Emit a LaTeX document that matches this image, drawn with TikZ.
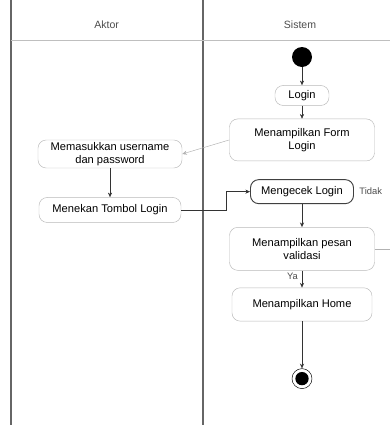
\documentclass[tikz,border=0pt]{standalone}
\usepackage{fontspec}
\setmainfont{Liberation Sans}
\usetikzlibrary{arrows.meta,positioning}

\begin{document}
\begin{tikzpicture}[
    >=Stealth,
    activity/.style={
        rectangle, rounded corners=7pt, draw=gray!55, fill=white,
        align=center, font=\fontsize{9.5}{11}\selectfont,
        inner sep=2pt
    },
    decide/.style={
        activity, draw=black!75, thick
    },
    lane/.style={draw=black!60, line width=1.2pt},
    laneheader/.style={font=\fontsize{9}{10}\selectfont, text=black!70},
    flow/.style={
        -{Stealth[length=4pt, width=3.5pt]}, draw=black!80, thin
    },
    glabel/.style={font=\fontsize{8}{9}\selectfont, text=black!70},
]

\useasboundingbox (0,0) rectangle (11.7,-12.75);

% ── Swimlanes ──
\draw[lane] (0.33,0) -- (0.33,-12.75);
\draw[lane] (6.09,0) -- (6.09,-12.75);
\draw[gray!50] (0.33,-1.2) -- (11.7,-1.2);
\node[laneheader] (aktor) at (3.2,-0.75) {Aktor};
\node[laneheader] (sistem) at (9.0,-0.75) {Sistem};

% ── Sistem ──
\node[circle, fill=black, minimum size=0.6cm, inner sep=0pt] (start) at (9.06,-1.71) {};
\node[activity, below=0.54cm of start, minimum width=1.62cm, minimum height=0.6cm] (login) {Login};
\node[activity, below=0.39cm of login, minimum width=4.35cm, minimum height=1.26cm] (form) {
    Menampilkan Form\\Login
};
\node[decide, below=0.54cm of form, minimum width=3.09cm, minimum height=0.72cm] (cek) {Mengecek Login};
\node[glabel, right=0.12cm of cek, inner sep=1pt] (tidak) {Tidak};
\node[activity, below=0.69cm of cek, minimum width=4.35cm, minimum height=1.29cm] (validasi) {
    Menampilkan pesan\\validasi
};
\node[activity, below=0.51cm of validasi, minimum width=4.2cm, minimum height=1.0cm] (home) {Menampilkan Home};
\node[circle, draw=black, minimum size=0.6cm, inner sep=0pt, below=1.41cm of home] (stop) {};
\node[circle, fill=black, minimum size=0.4cm, inner sep=0pt] at (stop) {};
\coordinate (edge) at (11.7,0 |- validasi.east);

% ── Aktor ──
\node[activity, minimum width=4.32cm, minimum height=0.84cm] (input) at (3.3,-4.62) {
    Memasukkan username\\dan password
};
\node[activity, below=0.87cm of input, minimum width=4.26cm, minimum height=0.75cm] (tombol) {Menekan Tombol Login};

% ── Flow arrows ──
\draw[flow] (start) -- (login);
\draw[flow] (login) -- (form);
\draw[flow, draw=gray!60] (form.west) -- (input.east);
\draw[flow] (input) -- (tombol);
\draw[flow] (tombol.east) -- ++(1.35,0) |- (cek.west);
\draw[flow] (cek) -- (validasi);
\draw[flow] (validasi) -- node[glabel, pos=0.35, left] {Ya} (home);
\draw[gray!60] (validasi.east) -- (edge);
\draw[flow] (home) -- (stop);

\end{tikzpicture}
\end{document}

· · · ·

◆ **What the task requires**: Leave the pictures out and copy the rest of the data exactly.

◆ **Result of the task**:
Emit a LaTeX document that matches this image, drawn with TikZ.
\documentclass[tikz,border=0pt]{standalone}
\usepackage{fontspec}
\setmainfont{Liberation Sans}
\usetikzlibrary{arrows.meta,positioning}

\begin{document}
\begin{tikzpicture}[
    >=Stealth,
    activity/.style={
        rectangle, rounded corners=7pt, draw=gray!55, fill=white,
        align=center, font=\fontsize{9.5}{11}\selectfont,
        inner sep=2pt
    },
    decide/.style={
        activity, draw=black!75, thick
    },
    lane/.style={draw=black!60, line width=1.2pt},
    laneheader/.style={font=\fontsize{9}{10}\selectfont, text=black!70},
    flow/.style={
        -{Stealth[length=4pt, width=3.5pt]}, draw=black!80, thin
    },
    glabel/.style={font=\fontsize{8}{9}\selectfont, text=black!70},
]

\useasboundingbox (0,0) rectangle (11.7,-12.75);

% ── Swimlanes ──
\draw[lane] (0.33,0) -- (0.33,-12.75);
\draw[lane] (6.09,0) -- (6.09,-12.75);
\draw[gray!50] (0.33,-1.2) -- (11.7,-1.2);
\node[laneheader] (aktor) at (3.2,-0.75) {Aktor};
\node[laneheader] (sistem) at (9.0,-0.75) {Sistem};

% ── Sistem ──
\node[circle, fill=black, minimum size=0.6cm, inner sep=0pt] (start) at (9.06,-1.71) {};
\node[activity, below=0.54cm of start, minimum width=1.62cm, minimum height=0.6cm] (login) {Login};
\node[activity, below=0.39cm of login, minimum width=4.35cm, minimum height=1.26cm] (form) {
    Menampilkan Form\\Login
};
\node[decide, below=0.54cm of form, minimum width=3.09cm, minimum height=0.72cm] (cek) {Mengecek Login};
\node[glabel, right=0.12cm of cek, inner sep=1pt] (tidak) {Tidak};
\node[activity, below=0.69cm of cek, minimum width=4.35cm, minimum height=1.29cm] (validasi) {
    Menampilkan pesan\\validasi
};
\node[activity, below=0.51cm of validasi, minimum width=4.2cm, minimum height=1.0cm] (home) {Menampilkan Home};
\node[circle, draw=black, minimum size=0.6cm, inner sep=0pt, below=1.41cm of home] (stop) {};
\node[circle, fill=black, minimum size=0.4cm, inner sep=0pt] at (stop) {};
\coordinate (edge) at (11.7,0 |- validasi.east);

% ── Aktor ──
\node[activity, minimum width=4.32cm, minimum height=0.84cm] (input) at (3.3,-4.62) {
    Memasukkan username\\dan password
};
\node[activity, below=0.87cm of input, minimum width=4.26cm, minimum height=0.75cm] (tombol) {Menekan Tombol Login};

% ── Flow arrows ──
\draw[flow] (start) -- (login);
\draw[flow] (login) -- (form);
\draw[flow, draw=gray!60] (form.west) -- (input.east);
\draw[flow] (input) -- (tombol);
\draw[flow] (tombol.east) -- ++(1.35,0) |- (cek.west);
\draw[flow] (cek) -- (validasi);
\draw[flow] (validasi) -- node[glabel, pos=0.35, left] {Ya} (home);
\draw[gray!60] (validasi.east) -- (edge);
\draw[flow] (home) -- (stop);

\end{tikzpicture}
\end{document}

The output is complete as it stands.